COLLECTED DATA:
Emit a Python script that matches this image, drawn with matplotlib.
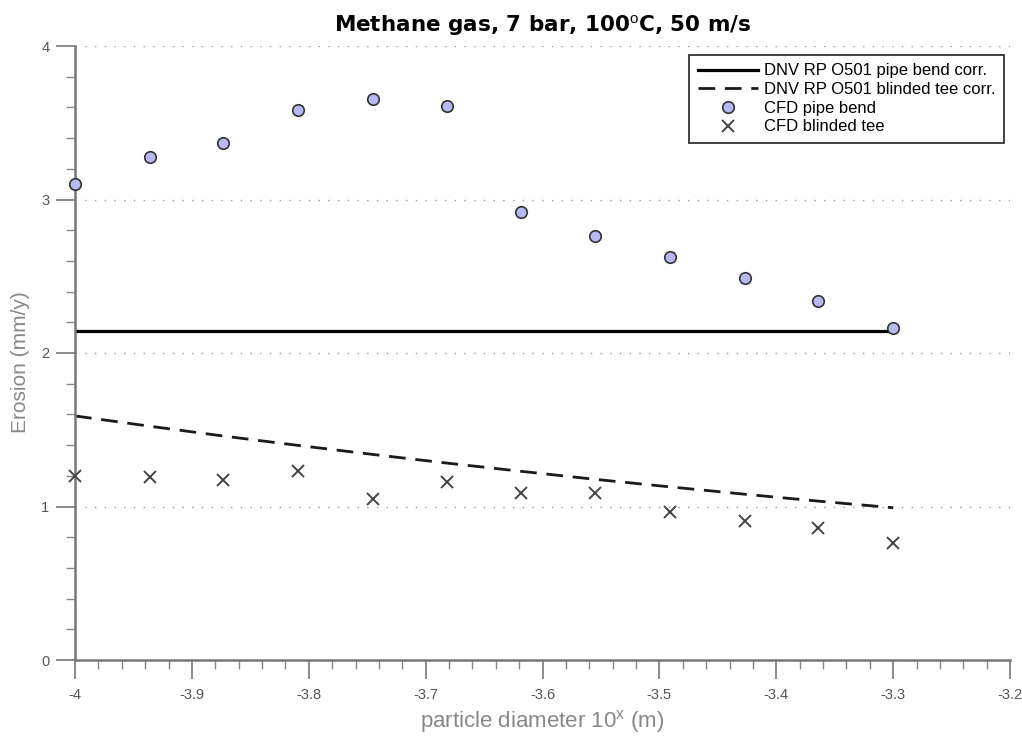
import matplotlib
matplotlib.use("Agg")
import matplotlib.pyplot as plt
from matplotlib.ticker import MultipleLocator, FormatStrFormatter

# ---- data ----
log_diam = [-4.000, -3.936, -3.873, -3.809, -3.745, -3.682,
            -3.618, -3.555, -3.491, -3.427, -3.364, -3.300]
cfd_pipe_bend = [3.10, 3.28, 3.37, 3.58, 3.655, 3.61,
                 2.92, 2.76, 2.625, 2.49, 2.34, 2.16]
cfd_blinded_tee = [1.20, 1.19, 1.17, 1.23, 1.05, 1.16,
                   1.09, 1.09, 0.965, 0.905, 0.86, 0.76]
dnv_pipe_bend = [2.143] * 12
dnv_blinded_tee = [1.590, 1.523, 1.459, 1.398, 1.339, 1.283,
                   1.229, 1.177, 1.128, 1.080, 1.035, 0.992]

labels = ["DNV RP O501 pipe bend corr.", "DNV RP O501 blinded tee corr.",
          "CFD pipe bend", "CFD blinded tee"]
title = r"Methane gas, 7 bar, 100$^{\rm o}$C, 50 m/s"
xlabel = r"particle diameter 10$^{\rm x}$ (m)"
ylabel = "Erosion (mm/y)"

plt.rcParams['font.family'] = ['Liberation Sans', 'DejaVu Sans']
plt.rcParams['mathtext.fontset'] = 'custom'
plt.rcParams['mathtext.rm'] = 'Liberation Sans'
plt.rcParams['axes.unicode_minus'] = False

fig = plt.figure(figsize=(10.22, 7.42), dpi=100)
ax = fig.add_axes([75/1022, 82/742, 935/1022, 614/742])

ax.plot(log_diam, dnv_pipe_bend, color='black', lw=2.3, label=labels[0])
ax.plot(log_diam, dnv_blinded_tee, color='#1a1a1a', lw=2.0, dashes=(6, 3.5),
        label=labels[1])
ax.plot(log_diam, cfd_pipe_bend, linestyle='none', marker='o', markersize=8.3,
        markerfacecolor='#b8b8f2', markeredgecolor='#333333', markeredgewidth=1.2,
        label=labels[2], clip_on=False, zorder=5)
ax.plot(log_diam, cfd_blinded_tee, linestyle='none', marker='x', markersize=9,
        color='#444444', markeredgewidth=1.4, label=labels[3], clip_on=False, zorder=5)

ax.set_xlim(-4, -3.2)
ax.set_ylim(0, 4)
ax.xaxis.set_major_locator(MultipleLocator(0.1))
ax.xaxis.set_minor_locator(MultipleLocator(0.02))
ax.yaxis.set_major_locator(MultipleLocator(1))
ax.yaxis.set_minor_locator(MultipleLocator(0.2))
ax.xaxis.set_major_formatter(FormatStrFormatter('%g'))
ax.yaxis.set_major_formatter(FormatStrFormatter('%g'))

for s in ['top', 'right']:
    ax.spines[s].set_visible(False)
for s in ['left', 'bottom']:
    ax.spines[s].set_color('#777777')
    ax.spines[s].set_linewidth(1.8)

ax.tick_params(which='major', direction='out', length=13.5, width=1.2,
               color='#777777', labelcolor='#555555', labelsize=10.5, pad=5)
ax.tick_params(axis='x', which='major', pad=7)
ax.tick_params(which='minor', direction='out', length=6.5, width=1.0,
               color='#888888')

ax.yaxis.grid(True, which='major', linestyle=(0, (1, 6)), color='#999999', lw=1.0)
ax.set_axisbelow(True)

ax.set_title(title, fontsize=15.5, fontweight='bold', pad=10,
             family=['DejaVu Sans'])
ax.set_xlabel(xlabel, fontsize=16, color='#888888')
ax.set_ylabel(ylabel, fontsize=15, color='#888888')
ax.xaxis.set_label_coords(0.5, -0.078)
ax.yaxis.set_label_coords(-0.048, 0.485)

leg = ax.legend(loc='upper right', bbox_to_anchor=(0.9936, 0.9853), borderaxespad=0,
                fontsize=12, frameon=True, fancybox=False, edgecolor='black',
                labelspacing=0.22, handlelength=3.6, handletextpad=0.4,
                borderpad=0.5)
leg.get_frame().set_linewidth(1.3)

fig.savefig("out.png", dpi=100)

PROBLEM TO WORK ON: Every line should be retyped exactly, with the pictures omitted.

EXPECTED OUTPUT:
Emit a Python script that matches this image, drawn with matplotlib.
import matplotlib
matplotlib.use("Agg")
import matplotlib.pyplot as plt
from matplotlib.ticker import MultipleLocator, FormatStrFormatter

# ---- data ----
log_diam = [-4.000, -3.936, -3.873, -3.809, -3.745, -3.682,
            -3.618, -3.555, -3.491, -3.427, -3.364, -3.300]
cfd_pipe_bend = [3.10, 3.28, 3.37, 3.58, 3.655, 3.61,
                 2.92, 2.76, 2.625, 2.49, 2.34, 2.16]
cfd_blinded_tee = [1.20, 1.19, 1.17, 1.23, 1.05, 1.16,
                   1.09, 1.09, 0.965, 0.905, 0.86, 0.76]
dnv_pipe_bend = [2.143] * 12
dnv_blinded_tee = [1.590, 1.523, 1.459, 1.398, 1.339, 1.283,
                   1.229, 1.177, 1.128, 1.080, 1.035, 0.992]

labels = ["DNV RP O501 pipe bend corr.", "DNV RP O501 blinded tee corr.",
          "CFD pipe bend", "CFD blinded tee"]
title = r"Methane gas, 7 bar, 100$^{\rm o}$C, 50 m/s"
xlabel = r"particle diameter 10$^{\rm x}$ (m)"
ylabel = "Erosion (mm/y)"

plt.rcParams['font.family'] = ['Liberation Sans', 'DejaVu Sans']
plt.rcParams['mathtext.fontset'] = 'custom'
plt.rcParams['mathtext.rm'] = 'Liberation Sans'
plt.rcParams['axes.unicode_minus'] = False

fig = plt.figure(figsize=(10.22, 7.42), dpi=100)
ax = fig.add_axes([75/1022, 82/742, 935/1022, 614/742])

ax.plot(log_diam, dnv_pipe_bend, color='black', lw=2.3, label=labels[0])
ax.plot(log_diam, dnv_blinded_tee, color='#1a1a1a', lw=2.0, dashes=(6, 3.5),
        label=labels[1])
ax.plot(log_diam, cfd_pipe_bend, linestyle='none', marker='o', markersize=8.3,
        markerfacecolor='#b8b8f2', markeredgecolor='#333333', markeredgewidth=1.2,
        label=labels[2], clip_on=False, zorder=5)
ax.plot(log_diam, cfd_blinded_tee, linestyle='none', marker='x', markersize=9,
        color='#444444', markeredgewidth=1.4, label=labels[3], clip_on=False, zorder=5)

ax.set_xlim(-4, -3.2)
ax.set_ylim(0, 4)
ax.xaxis.set_major_locator(MultipleLocator(0.1))
ax.xaxis.set_minor_locator(MultipleLocator(0.02))
ax.yaxis.set_major_locator(MultipleLocator(1))
ax.yaxis.set_minor_locator(MultipleLocator(0.2))
ax.xaxis.set_major_formatter(FormatStrFormatter('%g'))
ax.yaxis.set_major_formatter(FormatStrFormatter('%g'))

for s in ['top', 'right']:
    ax.spines[s].set_visible(False)
for s in ['left', 'bottom']:
    ax.spines[s].set_color('#777777')
    ax.spines[s].set_linewidth(1.8)

ax.tick_params(which='major', direction='out', length=13.5, width=1.2,
               color='#777777', labelcolor='#555555', labelsize=10.5, pad=5)
ax.tick_params(axis='x', which='major', pad=7)
ax.tick_params(which='minor', direction='out', length=6.5, width=1.0,
               color='#888888')

ax.yaxis.grid(True, which='major', linestyle=(0, (1, 6)), color='#999999', lw=1.0)
ax.set_axisbelow(True)

ax.set_title(title, fontsize=15.5, fontweight='bold', pad=10,
             family=['DejaVu Sans'])
ax.set_xlabel(xlabel, fontsize=16, color='#888888')
ax.set_ylabel(ylabel, fontsize=15, color='#888888')
ax.xaxis.set_label_coords(0.5, -0.078)
ax.yaxis.set_label_coords(-0.048, 0.485)

leg = ax.legend(loc='upper right', bbox_to_anchor=(0.9936, 0.9853), borderaxespad=0,
                fontsize=12, frameon=True, fancybox=False, edgecolor='black',
                labelspacing=0.22, handlelength=3.6, handletextpad=0.4,
                borderpad=0.5)
leg.get_frame().set_linewidth(1.3)

fig.savefig("out.png", dpi=100)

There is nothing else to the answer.